Moreover, by making the status quo untenable, Mr. Kim could be forced to choose between reform and slow strangulation of his state. Making such a choice stark and believable will require remarkable diplomacy, given how unwilling South Korea and China would now be to apply coercion against North Korea under virtually any circumstances.

But the North Korean nuclear test may create an opportunity, given that it has clearly shocked at least some countries in the region normally inclined to treat North Korea with kid gloves. And clear U.S. articulation of a willingness to improve relations with the North, if the North agrees to denuclearize and reform, would go a long way toward building cooperation with Beijing and Seoul.

Of course, even if the basic deal had some appeal to Pyongyang, it might not be feasible to convince the North to give up all of its nuclear capabilities immediately. It might take several years to reach that final goal. But as long as any deal immediately and verifiably froze the North's nuclear activities, and then quickly began to get plutonium out of North Korea, the United States could accept it.

If negotiations fail, the option of coercive action should be retained. On the economic front, the goal should be to convince South Korea and China that their current level of economic engagement would be inappropriate if Pyongyang refused a reasonable deal.

Military options would not be totally off the table, especially if North Korea either threatened to sell nuclear materials abroad or continued construction on its large reactors. One possibility, though hardly a panacea, would be a "surgical" military strike against the larger reactors.

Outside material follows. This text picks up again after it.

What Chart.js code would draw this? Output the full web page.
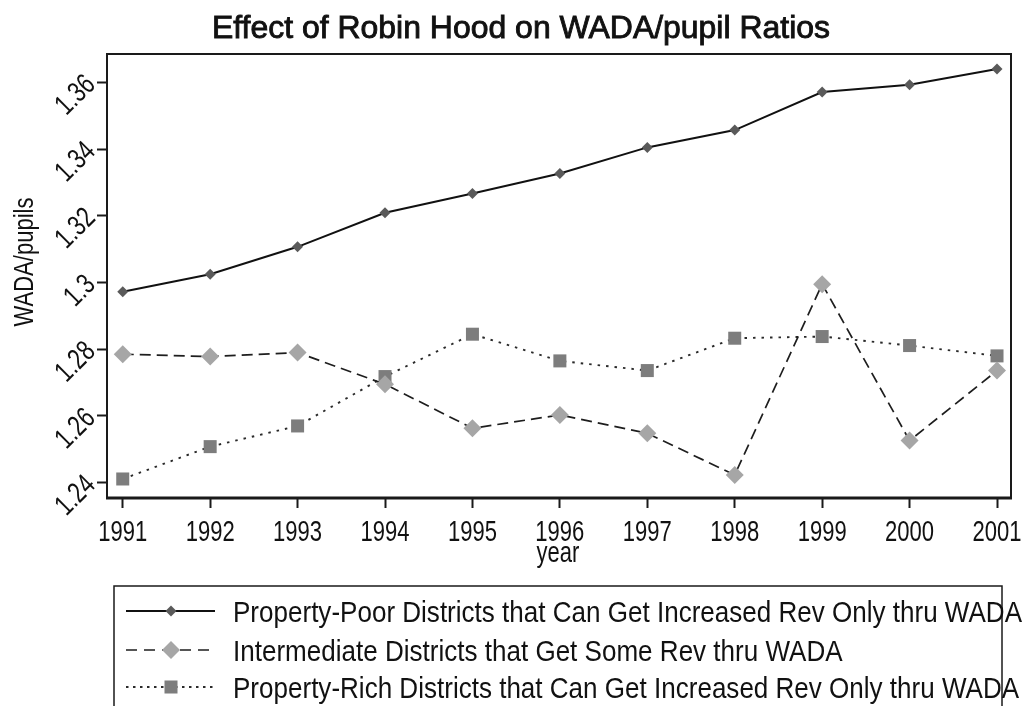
<!DOCTYPE html>
<html>
<head>
<meta charset="utf-8">
<title>Effect of Robin Hood on WADA/pupil Ratios</title>
<script src="https://cdn.jsdelivr.net/npm/chart.js@4.4.1/dist/chart.umd.min.js"></script>
<style>
  html, body { margin:0; padding:0; background:#fff; }
  #wrap { width:1029px; height:706px; }
</style>
</head>
<body>
<div id="wrap"><canvas id="wadaChart" width="1029" height="706"></canvas></div>
<script>
/* data */
const years = [1991,1992,1993,1994,1995,1996,1997,1998,1999,2000,2001];
const poorVals = [1.2972,1.3025,1.3107,1.3209,1.3267,1.3327,1.3405,1.3457,1.3571,1.3593,1.3640];
const midVals  = [1.2785,1.2778,1.2790,1.2695,1.2563,1.2603,1.2548,1.2423,1.2995,1.2526,1.2736];
const richVals = [1.2411,1.2508,1.2570,1.2718,1.2845,1.2765,1.2736,1.2833,1.2838,1.2811,1.2780];
const yTickValues = [1.24,1.26,1.28,1.30,1.32,1.34,1.36];
const yTickLabels = ['1.24','1.26','1.28','1.3','1.32','1.34','1.36'];
const seriesNames = [
  'Property-Poor Districts that Can Get Increased Rev Only thru WADA',
  'Intermediate Districts that Get Some Rev thru WADA',
  'Property-Rich Districts that Can Get Increased Rev Only thru WADA'
];
const chartTitle = 'Effect of Robin Hood on WADA/pupil Ratios';
const xTitle = 'year';
const yTitle = 'WADA/pupils';

const FONT = '"Liberation Sans", Arial, sans-serif';
const INK = '#111';

function pts(vals){
  return years.map((yr,i)=>({x:yr, y:vals[i]}));
}

/* condensed text: the original uses tall narrow lettering */
function fitScale(ctx, str, size, width){
  ctx.font = size + 'px ' + FONT;
  return width / ctx.measureText(str).width;
}
function drawText(ctx, str, x, y, size, sx, align, base, rot, heavy){
  ctx.save();
  ctx.translate(x, y);
  if(rot) ctx.rotate(rot);
  ctx.scale(sx, 1);
  ctx.font = size + 'px ' + FONT;
  ctx.fillStyle = INK;
  ctx.textAlign = align || 'center';
  ctx.textBaseline = base || 'alphabetic';
  ctx.fillText(str, 0, 0);
  if(heavy){
    ctx.strokeStyle = INK;
    ctx.lineWidth = heavy;
    ctx.strokeText(str, 0, 0);
  }
  ctx.restore();
}

/* frame round the plot area */
const framePlugin = {
  id:'frame',
  afterDraw(chart){
    const {ctx, chartArea:a} = chart;
    ctx.save();
    ctx.strokeStyle = '#1a1a1a';
    ctx.lineWidth = 2;
    ctx.strokeRect(a.left, a.top, a.right - a.left, a.bottom - a.top);
    ctx.lineWidth = 3;
    ctx.beginPath();
    ctx.moveTo(a.left - 1, a.bottom);
    ctx.lineTo(a.right + 1, a.bottom);
    ctx.stroke();
    ctx.restore();
  }
};

/* titles and tick labels */
const textPlugin = {
  id:'texts',
  afterDraw(chart){
    const ctx = chart.ctx;
    const xs = chart.scales.x, ys = chart.scales.y;
    const a = chart.chartArea;

    const sxTitle = fitScale(ctx, chartTitle, 32, 618);
    drawText(ctx, chartTitle, 521, 38, 32, sxTitle, 'center', 'alphabetic', 0, 0.9);

    const sxTick = fitScale(ctx, '1991', 29, 49);
    xs.ticks.forEach((t,i)=>{
      drawText(ctx, String(years[i]), xs.getPixelForValue(t.value), 541, 29, sxTick);
    });
    ys.ticks.forEach((t,i)=>{
      drawText(ctx, yTickLabels[i], 91, ys.getPixelForValue(t.value) - 2, 29, sxTick,
               'right', 'middle', -Math.PI/4);
    });

    drawText(ctx, xTitle, (a.left + a.right)/2 - 1, 562, 29, sxTick);
    const sxY = fitScale(ctx, yTitle, 27, 129);
    drawText(ctx, yTitle, 33, 262, 27, sxY, 'center', 'alphabetic', -Math.PI/2);
  }
};

/* legend box below the plot */
const legendPlugin = {
  id:'boxLegend',
  afterDraw(chart){
    const ctx = chart.ctx;
    const rows = [611, 650, 687];
    ctx.save();
    ctx.strokeStyle = '#1a1a1a';
    ctx.lineWidth = 1.5;
    ctx.strokeRect(114, 586, 1002 - 114, 140);
    ctx.restore();

    const sxLeg = fitScale(ctx, seriesNames[0], 29, 789);
    chart.data.datasets.forEach((ds,i)=>{
      const y = rows[i];
      ctx.save();
      ctx.strokeStyle = ds.borderColor;
      ctx.lineWidth = ds.borderWidth;
      ctx.setLineDash(ds.legendDash || []);
      ctx.beginPath();
      ctx.moveTo(126, y);
      ctx.lineTo(215, y);
      ctx.stroke();
      ctx.setLineDash([]);
      ctx.fillStyle = ds.pointBackgroundColor;
      Chart.helpers.drawPoint(ctx, {pointStyle: ds.pointStyle, radius: ds.pointRadius, rotation:0, borderWidth:0}, 171, y);
      ctx.restore();
      drawText(ctx, ds.label, 233, y + 10.5, 29, sxLeg, 'left');
    });
  }
};

function renderWadaChart(){
  const el = document.getElementById('wadaChart');
  new Chart(el, {
    type:'line',
    data:{
      datasets:[
        {
          label: seriesNames[0],
          data: pts(poorVals),
          borderColor:'#111', borderWidth:2,
          pointStyle:'rectRot', pointRadius:5.5,
          pointBackgroundColor:'#5a5a5a', pointBorderWidth:0,
          legendDash:[]
        },
        {
          label: seriesNames[1],
          data: pts(midVals),
          borderColor:'#1e1e1e', borderWidth:1.7, borderDash:[11,6],
          pointStyle:'rectRot', pointRadius:9,
          pointBackgroundColor:'#a6a6a6', pointBorderWidth:0,
          legendDash:[11,7]
        },
        {
          label: seriesNames[2],
          data: pts(richVals),
          borderColor:'#2a2a2a', borderWidth:1.9, borderDash:[2.5,6],
          pointStyle:'rect', pointRadius:9.2,
          pointBackgroundColor:'#7d7d7d', pointBorderWidth:0,
          legendDash:[2.5,4.5]
        }
      ]
    },
    options:{
      responsive:false,
      animation:false,
      layout:{ padding:{ top:54, right:18, left:0, bottom:0 } },
      plugins:{ legend:{display:false}, title:{display:false}, tooltip:{enabled:false} },
      elements:{ line:{ tension:0, fill:false } },
      scales:{
        x:{
          type:'linear',
          min:1990.82, max:2001.16,
          afterBuildTicks: s => { s.ticks = years.map(v=>({value:v})); },
          afterFit: s => { s.height = 208; },
          ticks:{ display:false },
          border:{ display:false },
          grid:{ drawOnChartArea:false, drawTicks:true, tickLength:10, tickWidth:2, tickColor:'#1a1a1a' }
        },
        y:{
          type:'linear',
          min:1.2354, max:1.3685,
          afterBuildTicks: s => { s.ticks = yTickValues.map(v=>({value:v})); },
          afterFit: s => { s.width = 107; },
          ticks:{ display:false },
          border:{ display:false },
          grid:{ drawOnChartArea:false, drawTicks:true, tickLength:10, tickWidth:2, tickColor:'#1a1a1a' }
        }
      }
    },
    plugins:[framePlugin, textPlugin, legendPlugin]
  });
}

document.addEventListener('DOMContentLoaded', function(){
  if(typeof Chart !== 'undefined') renderWadaChart();
});
</script>
</body>
</html>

Though it is too late to prevent North Korea from having the plutonium for perhaps 10 bombs, it is not too late to prevent North Korea from becoming an industrial-scale producer of weapons.

But the riskiness of even such a limited use of force should focus all of our minds -- in South Korea, China, Japan, the United States and elsewhere -- on the overdue need to construct a united front and sternly pose Pyongyang a stark choice at this precarious moment in Northeast Asia.

Michael O'Hanlon, senior fellow at the Brookings Institution, is coauthor with Kurt Campbell of "Hard Power: The New Politics of National Security."